Эссе “Поэт-альпинист” проливает самый сильный свет на ту Цветаеву, какую мы не видели в ее стихах и с какой периодически встречались в ее литературе существования, — Цветаеву во плоти, в буквальном смысле. Здесь она тоже неповторима — например, в той свободе, с какой обсуждает собственное тело с юным своим возлюбленным: “Я бы тоже твоей маме могла попозировать — тело. Меня тоже во второй раз не найдешь, не шучу, худых много, но моей худобы (худоба не как отсутствие, а как присутствие, наличность, самоутверждение, насущность, — сущность! ) я еще не встречала”. Вышеупомянутое “расхождение жизней ”, увы, оставило нас без этой “земной приметы” Цветаевой в скульптуре. До какой-то степени эту “примету” — худое, сильное и женственно стройное тело — запечатлели любительские фотоснимки.

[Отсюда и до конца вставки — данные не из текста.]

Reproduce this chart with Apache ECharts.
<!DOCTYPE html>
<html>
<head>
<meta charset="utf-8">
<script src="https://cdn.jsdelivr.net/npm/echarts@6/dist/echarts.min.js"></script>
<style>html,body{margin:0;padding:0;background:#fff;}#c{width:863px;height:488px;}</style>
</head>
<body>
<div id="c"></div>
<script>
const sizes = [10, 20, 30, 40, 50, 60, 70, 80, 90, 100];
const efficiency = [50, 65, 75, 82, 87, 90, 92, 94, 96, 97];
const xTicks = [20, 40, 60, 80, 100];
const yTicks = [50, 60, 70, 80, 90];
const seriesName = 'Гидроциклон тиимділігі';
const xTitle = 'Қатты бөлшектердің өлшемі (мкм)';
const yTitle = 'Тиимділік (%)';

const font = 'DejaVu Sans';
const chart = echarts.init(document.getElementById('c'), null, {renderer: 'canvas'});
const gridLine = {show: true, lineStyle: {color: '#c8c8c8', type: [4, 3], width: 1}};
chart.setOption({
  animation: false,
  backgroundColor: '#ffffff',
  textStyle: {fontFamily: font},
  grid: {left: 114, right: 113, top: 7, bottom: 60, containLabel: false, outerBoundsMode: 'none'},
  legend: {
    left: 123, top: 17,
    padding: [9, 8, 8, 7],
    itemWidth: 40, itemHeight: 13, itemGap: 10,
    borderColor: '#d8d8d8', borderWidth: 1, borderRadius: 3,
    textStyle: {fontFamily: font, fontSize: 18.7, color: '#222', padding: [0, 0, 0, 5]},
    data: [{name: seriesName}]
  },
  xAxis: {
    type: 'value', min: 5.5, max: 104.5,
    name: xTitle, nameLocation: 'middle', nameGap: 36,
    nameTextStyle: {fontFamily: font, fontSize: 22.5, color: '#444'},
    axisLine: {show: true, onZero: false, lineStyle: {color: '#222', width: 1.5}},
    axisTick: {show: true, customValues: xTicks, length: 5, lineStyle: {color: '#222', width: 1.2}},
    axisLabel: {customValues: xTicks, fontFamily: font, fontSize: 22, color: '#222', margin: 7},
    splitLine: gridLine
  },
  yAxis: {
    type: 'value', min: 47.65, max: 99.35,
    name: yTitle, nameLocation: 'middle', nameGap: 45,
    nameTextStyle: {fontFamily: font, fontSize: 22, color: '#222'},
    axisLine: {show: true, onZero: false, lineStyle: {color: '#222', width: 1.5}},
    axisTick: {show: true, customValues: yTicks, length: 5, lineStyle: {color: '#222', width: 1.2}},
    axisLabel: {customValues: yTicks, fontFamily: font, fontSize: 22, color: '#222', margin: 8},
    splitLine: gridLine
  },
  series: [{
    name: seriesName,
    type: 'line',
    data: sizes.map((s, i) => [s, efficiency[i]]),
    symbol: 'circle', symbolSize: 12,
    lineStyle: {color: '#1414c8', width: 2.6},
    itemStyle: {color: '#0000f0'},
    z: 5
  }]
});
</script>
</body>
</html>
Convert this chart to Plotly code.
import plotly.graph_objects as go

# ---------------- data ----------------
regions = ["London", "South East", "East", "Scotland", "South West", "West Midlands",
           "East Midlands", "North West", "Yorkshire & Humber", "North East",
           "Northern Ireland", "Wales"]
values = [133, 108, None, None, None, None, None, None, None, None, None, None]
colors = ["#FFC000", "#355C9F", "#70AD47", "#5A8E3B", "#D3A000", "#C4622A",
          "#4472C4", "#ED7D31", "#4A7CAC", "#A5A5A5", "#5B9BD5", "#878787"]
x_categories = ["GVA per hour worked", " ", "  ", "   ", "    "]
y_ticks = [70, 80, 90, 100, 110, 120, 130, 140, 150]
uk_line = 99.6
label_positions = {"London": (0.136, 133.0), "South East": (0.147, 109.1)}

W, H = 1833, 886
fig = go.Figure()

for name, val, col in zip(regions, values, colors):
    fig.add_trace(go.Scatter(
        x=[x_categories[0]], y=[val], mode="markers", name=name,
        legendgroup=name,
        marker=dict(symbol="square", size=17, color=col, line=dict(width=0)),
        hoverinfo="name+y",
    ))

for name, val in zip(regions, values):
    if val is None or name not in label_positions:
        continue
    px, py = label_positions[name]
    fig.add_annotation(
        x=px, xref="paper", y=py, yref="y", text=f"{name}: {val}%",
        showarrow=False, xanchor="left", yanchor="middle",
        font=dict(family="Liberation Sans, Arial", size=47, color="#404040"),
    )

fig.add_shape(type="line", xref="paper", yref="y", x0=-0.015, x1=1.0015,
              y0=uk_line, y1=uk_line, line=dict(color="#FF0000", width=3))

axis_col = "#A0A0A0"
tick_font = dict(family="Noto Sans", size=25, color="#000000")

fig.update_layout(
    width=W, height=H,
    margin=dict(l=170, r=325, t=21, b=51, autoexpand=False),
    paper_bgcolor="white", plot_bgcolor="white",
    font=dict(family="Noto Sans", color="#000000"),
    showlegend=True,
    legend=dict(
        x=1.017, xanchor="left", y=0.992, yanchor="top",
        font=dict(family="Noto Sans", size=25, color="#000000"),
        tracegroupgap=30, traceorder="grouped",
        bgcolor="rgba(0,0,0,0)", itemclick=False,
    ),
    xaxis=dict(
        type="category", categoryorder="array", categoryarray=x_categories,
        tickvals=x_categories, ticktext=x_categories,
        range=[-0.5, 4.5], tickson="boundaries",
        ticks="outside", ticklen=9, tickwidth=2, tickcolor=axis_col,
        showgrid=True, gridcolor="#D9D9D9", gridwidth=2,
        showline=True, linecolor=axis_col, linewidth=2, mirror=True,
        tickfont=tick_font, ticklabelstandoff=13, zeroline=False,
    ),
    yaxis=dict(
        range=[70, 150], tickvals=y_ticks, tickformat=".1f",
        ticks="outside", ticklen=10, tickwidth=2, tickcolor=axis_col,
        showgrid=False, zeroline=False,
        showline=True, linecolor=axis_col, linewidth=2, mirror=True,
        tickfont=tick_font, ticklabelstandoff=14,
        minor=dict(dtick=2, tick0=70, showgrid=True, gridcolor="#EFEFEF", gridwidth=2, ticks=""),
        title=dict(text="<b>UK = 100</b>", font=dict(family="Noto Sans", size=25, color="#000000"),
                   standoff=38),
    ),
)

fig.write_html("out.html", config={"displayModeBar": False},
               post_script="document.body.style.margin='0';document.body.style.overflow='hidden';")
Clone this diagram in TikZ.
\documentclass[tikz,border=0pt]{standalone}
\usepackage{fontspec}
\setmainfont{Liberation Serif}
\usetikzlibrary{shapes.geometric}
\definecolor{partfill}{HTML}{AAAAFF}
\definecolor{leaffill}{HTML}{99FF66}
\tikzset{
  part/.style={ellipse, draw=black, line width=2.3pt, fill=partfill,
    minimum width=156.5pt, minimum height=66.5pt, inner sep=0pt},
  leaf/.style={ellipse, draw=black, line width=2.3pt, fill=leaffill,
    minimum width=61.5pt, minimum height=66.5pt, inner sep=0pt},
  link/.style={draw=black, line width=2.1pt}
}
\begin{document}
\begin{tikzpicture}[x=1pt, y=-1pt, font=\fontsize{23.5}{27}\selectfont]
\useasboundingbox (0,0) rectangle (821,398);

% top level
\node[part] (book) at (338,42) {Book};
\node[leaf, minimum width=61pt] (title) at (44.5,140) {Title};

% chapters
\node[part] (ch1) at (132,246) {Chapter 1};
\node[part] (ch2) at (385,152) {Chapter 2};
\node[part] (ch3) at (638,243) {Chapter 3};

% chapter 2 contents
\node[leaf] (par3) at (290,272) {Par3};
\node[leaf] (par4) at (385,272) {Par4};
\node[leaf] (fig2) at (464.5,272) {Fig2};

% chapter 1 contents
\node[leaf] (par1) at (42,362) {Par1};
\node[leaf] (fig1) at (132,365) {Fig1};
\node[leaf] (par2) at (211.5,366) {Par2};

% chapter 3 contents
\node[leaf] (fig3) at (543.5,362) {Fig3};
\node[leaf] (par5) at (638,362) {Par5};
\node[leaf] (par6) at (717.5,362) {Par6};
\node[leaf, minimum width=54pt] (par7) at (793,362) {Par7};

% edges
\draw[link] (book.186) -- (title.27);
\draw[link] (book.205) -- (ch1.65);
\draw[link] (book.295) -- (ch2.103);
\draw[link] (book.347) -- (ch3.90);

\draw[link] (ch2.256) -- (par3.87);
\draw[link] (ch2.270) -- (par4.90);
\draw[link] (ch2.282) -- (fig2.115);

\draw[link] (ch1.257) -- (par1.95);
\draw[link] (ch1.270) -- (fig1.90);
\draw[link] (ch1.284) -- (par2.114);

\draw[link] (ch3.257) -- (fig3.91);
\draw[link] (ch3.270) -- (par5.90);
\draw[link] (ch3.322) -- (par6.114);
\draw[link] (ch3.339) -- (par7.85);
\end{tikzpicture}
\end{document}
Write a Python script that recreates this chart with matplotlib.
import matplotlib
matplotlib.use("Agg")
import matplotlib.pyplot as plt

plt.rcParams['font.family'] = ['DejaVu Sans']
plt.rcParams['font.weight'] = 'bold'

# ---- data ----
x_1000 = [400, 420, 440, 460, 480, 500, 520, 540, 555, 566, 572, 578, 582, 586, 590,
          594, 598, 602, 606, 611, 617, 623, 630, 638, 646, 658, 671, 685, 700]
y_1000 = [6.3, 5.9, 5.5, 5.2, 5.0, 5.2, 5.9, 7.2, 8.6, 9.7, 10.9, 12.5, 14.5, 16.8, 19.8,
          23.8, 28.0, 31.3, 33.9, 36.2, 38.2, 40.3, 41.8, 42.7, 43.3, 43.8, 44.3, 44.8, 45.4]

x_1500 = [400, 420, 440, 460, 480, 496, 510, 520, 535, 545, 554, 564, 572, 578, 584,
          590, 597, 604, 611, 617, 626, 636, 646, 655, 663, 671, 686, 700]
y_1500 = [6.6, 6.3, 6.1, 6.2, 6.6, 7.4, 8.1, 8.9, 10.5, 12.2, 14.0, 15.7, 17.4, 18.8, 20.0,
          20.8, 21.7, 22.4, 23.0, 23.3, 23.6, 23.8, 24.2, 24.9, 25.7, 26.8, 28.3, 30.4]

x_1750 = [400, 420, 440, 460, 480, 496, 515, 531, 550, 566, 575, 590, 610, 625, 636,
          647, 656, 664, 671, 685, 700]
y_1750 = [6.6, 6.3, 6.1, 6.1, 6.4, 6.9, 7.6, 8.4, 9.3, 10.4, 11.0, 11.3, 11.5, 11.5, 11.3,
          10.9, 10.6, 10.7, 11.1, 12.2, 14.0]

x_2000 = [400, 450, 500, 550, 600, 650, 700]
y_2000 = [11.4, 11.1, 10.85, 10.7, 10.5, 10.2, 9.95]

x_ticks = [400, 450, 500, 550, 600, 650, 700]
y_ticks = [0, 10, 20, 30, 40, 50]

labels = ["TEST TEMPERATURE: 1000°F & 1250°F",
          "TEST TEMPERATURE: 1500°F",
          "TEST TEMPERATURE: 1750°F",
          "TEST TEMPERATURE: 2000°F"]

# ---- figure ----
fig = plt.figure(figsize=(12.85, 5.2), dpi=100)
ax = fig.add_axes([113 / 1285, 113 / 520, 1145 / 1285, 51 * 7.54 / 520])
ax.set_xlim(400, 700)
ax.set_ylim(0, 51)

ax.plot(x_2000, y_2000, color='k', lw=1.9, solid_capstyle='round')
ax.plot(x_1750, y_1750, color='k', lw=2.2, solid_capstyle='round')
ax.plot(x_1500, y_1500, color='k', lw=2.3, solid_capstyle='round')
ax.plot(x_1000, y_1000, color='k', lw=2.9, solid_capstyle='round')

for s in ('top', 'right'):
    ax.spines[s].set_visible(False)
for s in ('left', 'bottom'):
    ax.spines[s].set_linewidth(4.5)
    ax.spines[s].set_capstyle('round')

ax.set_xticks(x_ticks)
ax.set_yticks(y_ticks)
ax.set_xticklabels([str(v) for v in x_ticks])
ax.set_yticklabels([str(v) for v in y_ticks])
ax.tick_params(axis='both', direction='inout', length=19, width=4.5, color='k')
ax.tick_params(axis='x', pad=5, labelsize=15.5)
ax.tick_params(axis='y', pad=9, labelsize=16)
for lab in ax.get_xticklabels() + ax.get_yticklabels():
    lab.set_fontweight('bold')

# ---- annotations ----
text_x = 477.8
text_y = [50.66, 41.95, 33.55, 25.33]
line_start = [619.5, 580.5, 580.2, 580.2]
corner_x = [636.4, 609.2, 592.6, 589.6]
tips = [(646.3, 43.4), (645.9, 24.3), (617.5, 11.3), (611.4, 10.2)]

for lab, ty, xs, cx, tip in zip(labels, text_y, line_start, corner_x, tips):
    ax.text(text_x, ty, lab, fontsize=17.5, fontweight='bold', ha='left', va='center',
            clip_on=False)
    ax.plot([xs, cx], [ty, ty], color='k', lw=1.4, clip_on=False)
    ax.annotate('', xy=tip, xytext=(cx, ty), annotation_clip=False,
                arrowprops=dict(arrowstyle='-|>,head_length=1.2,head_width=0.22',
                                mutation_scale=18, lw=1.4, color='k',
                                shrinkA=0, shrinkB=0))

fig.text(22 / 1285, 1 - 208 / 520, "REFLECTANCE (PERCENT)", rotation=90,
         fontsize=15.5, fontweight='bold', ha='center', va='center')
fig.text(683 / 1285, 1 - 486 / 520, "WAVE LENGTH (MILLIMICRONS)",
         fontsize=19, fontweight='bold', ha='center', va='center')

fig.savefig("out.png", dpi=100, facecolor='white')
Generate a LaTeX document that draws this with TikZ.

Когда она говорила о Гронском-альпинисте, она говорила “о горце, пешеходе, ребенке, поэте”, ни в коем случае не о спортсмене (бедным “спортсменам”, не забыв про их болельщиков, воздала она не меньше, чем “читателям газет”). Ее реквием славил в Гронском “одинокого полудуха, полузверя”44 — ту человеческую породу, которая ценилась ею все больше в ее усилившемся с годами отчуждении от современной цивилизации. Среди великих русских поэтов Цветаева самая “зеленая” идеологически (не поэтически: Пастернак, к примеру, несравненно “зеленее”). “Поэма Лестницы”, бунтуя не только против машинной цивилизации, но и против культуры как таковой, принимая в земном мире лишь природу, занимает прямо-таки ультразеленую позицию. А на своем “жизненном этапе” Цветаева-природа манифестирует себя пронзительнее всего в романе с поэтом пешего хода, “поэтом-альпинистом”.